En mayo de 1976, según consta en su declaración judicial de 2006, fue raptado de su propia casa por un grupo de oficiales que lo llevaron hasta la Comisaría Quinta. La dependencia policial, en pleno centro platense, integraba lo que se conoce hoy como el “Circuito Camps”, conformado por al menos veintinueve centros de reclusión ilegal que operaron en la Provincia de Buenos Aires bajo el mando del entonces jefe de la policía bonaerense, Ramón Camps. Durante una semana, cuenta Juan Carlos, lo torturaron con una picana en los testículos y la boca. Tenía 26 años y la rudeza para soportar lo que sea, pero lo que no poseía era información: no militaba, ni se movía en círculos sospechosos de subversión. Lo único que sabía lo veía desde en frente de su casa, pero las preguntas eran otras: “¿con quién estás?” “¿dónde se juntan?”. Los oficiales, hartos de su silencio, decidieron no perder más el tiempo. Lo subieron a un auto encapuchado y lo llevaron a un descampado por la noche.
***
Mayo de 1976, la madrugada. A Juan Carlos le preocupa a dónde lo llevan. Tiene la lengua dormida. Ampollas en la comisura de los labios. Casi no puede hablar. La picana le dejó un gusto metálico. La capucha le impide ver a su alrededor. El auto se detiene. Lo bajan, le quitan las esposas y siente el desfunde de la bolsa. Atrás suyo, el arroyo Miguelín de la ciudad de Ensenada. Adelante, los tres militares. Se arrodilla y llora. Dos camiones de basura pasan en ese momento por la ruta. Sus luces altas encandilan la escena. Los militares se tapan el rostro. El detenido aprovecha. Salta al arroyo y se sumerge. Un rosario de burbujas cuelga de su boca. Los soldados disparan. Las balas penetran el agua. Pac, pac, pac. Esperan un minuto, dos, cinco. La superficie se alisa. Detrás de una columna de concreto, a unos metros, Juan Carlos ve irse a sus captores en medio de la noche.

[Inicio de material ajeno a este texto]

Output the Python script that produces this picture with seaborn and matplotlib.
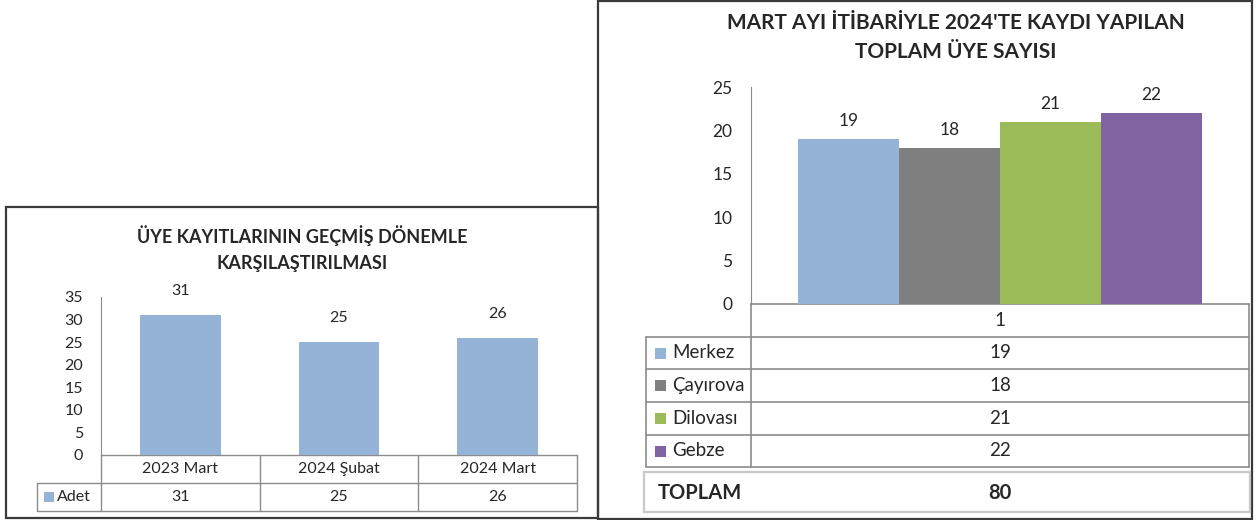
import matplotlib
matplotlib.use("Agg")
import matplotlib.pyplot as plt
import matplotlib.patches as mpatches
import seaborn as sns
import pandas as pd

# --- veriler ---
donemler = ["2023 Mart", "2024 Şubat", "2024 Mart"]
adet = [31, 25, 26]
seri_adi = "Adet"

subeler = ["Merkez", "Çayırova", "Dilovası", "Gebze"]
uye_sayisi = [19, 18, 21, 22]
grup = "1"
toplam = sum(uye_sayisi)

renk_mavi = "#95B3D7"
sube_renkleri = ["#95B3D7", "#7F7F7F", "#9BBB59", "#8064A2"]

baslik_sol = "ÜYE KAYITLARININ GEÇMİŞ DÖNEMLE\nKARŞILAŞTIRILMASI"
baslik_sag = "MART AYI İTİBARİYLE 2024'TE KAYDI YAPILAN\nTOPLAM ÜYE SAYISI"

sns.set_style("white")
plt.rcParams["font.family"] = ["Lato", "DejaVu Sans"]

W, H = 1258, 520
fig = plt.figure(figsize=(W / 100, H / 100), dpi=100)

# piksel koordinatli arka plan ekseni (cerceveler ve tablolar icin)
bg = fig.add_axes([0, 0, 1, 1])
bg.set_xlim(0, W)
bg.set_ylim(H, 0)
bg.axis("off")


def eksen(x0, y0, x1, y1):
    return fig.add_axes([x0 / W, (H - y1) / H, (x1 - x0) / W, (y1 - y0) / H])


izgara = "#8c8c8c"
cerceve = "#3a3a3a"

# ---------------- SOL GRAFIK ----------------
bg.add_patch(mpatches.Rectangle((6, 207), 592, 311, fill=False, ec=cerceve, lw=1.6))
bg.text(302, 248.5, baslik_sol, ha="center", va="center", fontsize=13,
        fontweight="bold", linespacing=1.65)

sol_x0, sol_x1, sol_ust, sol_alt = 101, 577, 297, 455
ax1 = eksen(sol_x0, sol_ust, sol_x1, sol_alt)
ax1.patch.set_alpha(0)
df1 = pd.DataFrame({"donem": donemler, "adet": adet})
sns.barplot(data=df1, x="donem", y="adet", color=renk_mavi, saturation=1,
            width=0.51, linewidth=0, ax=ax1)
ax1.set_xlim(-0.5, len(donemler) - 0.5)
ax1.set_ylim(0, 35)
ax1.set_yticks(range(0, 36, 5))
ax1.set_xticks([])
ax1.set_xlabel("")
ax1.set_ylabel("")
ax1.tick_params(axis="y", length=0, pad=13, labelsize=11.5)
for s in ["top", "right", "bottom"]:
    ax1.spines[s].set_visible(False)
ax1.spines["left"].set_color(izgara)
for c in ax1.containers:
    ax1.bar_label(c, padding=12, fontsize=11.5)

# sol veri tablosu
kol = (sol_x1 - sol_x0) / len(donemler)
bg.plot([sol_x0, sol_x1], [sol_alt, sol_alt], color=izgara, lw=1)
bg.plot([37, sol_x1], [483, 483], color=izgara, lw=1)
bg.plot([37, sol_x1], [511, 511], color=izgara, lw=1)
bg.plot([37, 37], [483, 511], color=izgara, lw=1)
for i in range(len(donemler) + 1):
    bg.plot([sol_x0 + i * kol] * 2, [sol_alt, 511], color=izgara, lw=1)
for i, (d, a) in enumerate(zip(donemler, adet)):
    xc = sol_x0 + (i + 0.5) * kol
    bg.text(xc, 469, d, ha="center", va="center", fontsize=11.5)
    bg.text(xc, 497, str(a), ha="center", va="center", fontsize=11.5)
bg.add_patch(mpatches.Rectangle((44, 492), 10, 10, color=renk_mavi, lw=0))
bg.text(57, 497, seri_adi, ha="left", va="center", fontsize=11.5)

# ---------------- SAG GRAFIK ----------------
bg.add_patch(mpatches.Rectangle((598, 1), 654, 518, fill=False, ec=cerceve, lw=1.6))
bg.text(956, 37.5, baslik_sag, ha="center", va="center", fontsize=15,
        fontweight="bold", linespacing=1.55)

sag_x0, sag_x1, sag_ust, sag_alt = 751, 1249, 87, 304
ax2 = eksen(sag_x0, sag_ust, sag_x1, sag_alt)
ax2.patch.set_alpha(0)
df2 = pd.DataFrame({"grup": [grup] * len(subeler), "sube": subeler, "uye": uye_sayisi})
sns.barplot(data=df2, x="grup", y="uye", hue="sube", palette=sube_renkleri,
            saturation=1, width=0.812, linewidth=0, legend=False, ax=ax2)
ax2.set_xlim(-0.5, 0.5)
ax2.set_ylim(0, 25)
ax2.set_yticks(range(0, 26, 5))
ax2.set_xticks([])
ax2.set_xlabel("")
ax2.set_ylabel("")
ax2.tick_params(axis="y", length=0, pad=13.5, labelsize=12.5)
for s in ["top", "right", "bottom"]:
    ax2.spines[s].set_visible(False)
ax2.spines["left"].set_color(izgara)
for c in ax2.containers:
    ax2.bar_label(c, padding=7, fontsize=12.5)

# sag veri tablosu
satirlar = [304, 337, 369, 402, 435, 467]
bg.plot([sag_x0, sag_x1], [satirlar[0]] * 2, color=izgara, lw=1.2)
for y in satirlar[1:]:
    bg.plot([646, sag_x1], [y, y], color=izgara, lw=1.2)
bg.plot([646, 646], [satirlar[1], satirlar[-1]], color=izgara, lw=1.2)
bg.plot([sag_x0, sag_x0], [satirlar[0], satirlar[-1]], color=izgara, lw=1.2)
bg.plot([sag_x1, sag_x1], [satirlar[0], satirlar[-1]], color=izgara, lw=1.2)
xc = (sag_x0 + sag_x1) / 2
bg.text(xc, (satirlar[0] + satirlar[1]) / 2, grup, ha="center", va="center", fontsize=13.5)
for i, (s, u, r) in enumerate(zip(subeler, uye_sayisi, sube_renkleri)):
    yc = (satirlar[i + 1] + satirlar[i + 2]) / 2
    bg.add_patch(mpatches.Rectangle((655, yc - 5.5), 11, 11, color=r, lw=0))
    bg.text(672, yc, s, ha="left", va="center", fontsize=13.5)
    bg.text(xc, yc, str(u), ha="center", va="center", fontsize=13.5)

# toplam kutusu
bg.add_patch(mpatches.Rectangle((644, 472), 606, 40, fill=False, ec="#c8c8c8", lw=1.6))
bg.text(658, 493, "TOPLAM", ha="left", va="center", fontsize=14.5, fontweight="bold")
bg.text(xc, 493, str(toplam), ha="center", va="center", fontsize=14.5, fontweight="bold")

fig.savefig("out.png", dpi=100)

"Esos camiones me salvaron la vida", dice ahora Guillermet desde su huerta. La tarde de julio es ventosa, pero su pequeño refugio de madera se mantiene tibio. Se acerca hasta el gallinero con pesadez y rellena los tarros de maíz. Cuando los oficiales le dispararon aquella vez en el arroyo, una bala le destrozó la tibia y el peroné. Un hueco hundido del tamaño de una escarapela ciñe su tobillo desde entonces cada vez que camina. No había sentido nada en el momento por el susto. Pero cuando los milicos se fueron, casi me desmayo del dolor.
Tras 45 años, aún no tiene bien claro por qué lo secuestraron. De lo que sí está seguro es de lo que pasó un tiempo después, en 1984, a metros de la entrada de FASACAL. Como si nacer en frente hubiera sido una maldición para él y su familia. Su madre Lidia Vega, de 56 años, y su hermana Sandra, de 18, fueron asesinadas el 31 de mayo, luego de ser atropelladas por un Ford Falcon que se dio a la fuga. La crónica del diario El Día de esa fecha confirmaba que las mujeres fueron abandonadas “a su suerte” y que las calles de la ex fábrica se tiñeron de sangre. Durante años, su madre se había quejado en la Junta Vecinal de José Hernández por el humo, los olores y los gritos que salían de la calera. "Las mandaron a matar para callarlas. No tengo dudas", dice Juan Carlos.
Pasaron unos días desde que el EAAF recorrió el predio junto a él. Los jóvenes del Bosquecito, por otro lado, fueron desalojados a mediados de julio. Germán Larrán presentó una demanda civil como uno de los dueños del terreno y, de esa forma, se comprobó que su familia integra el directorio actual de la empresa. Mientras riega las plantas, el único testigo de la calera del horror dice que no guarda rencor con ningún militar.
-Lo único que quiero es que la madre de algún desaparecido pueda poner una flor en ese lugar y descansar en paz.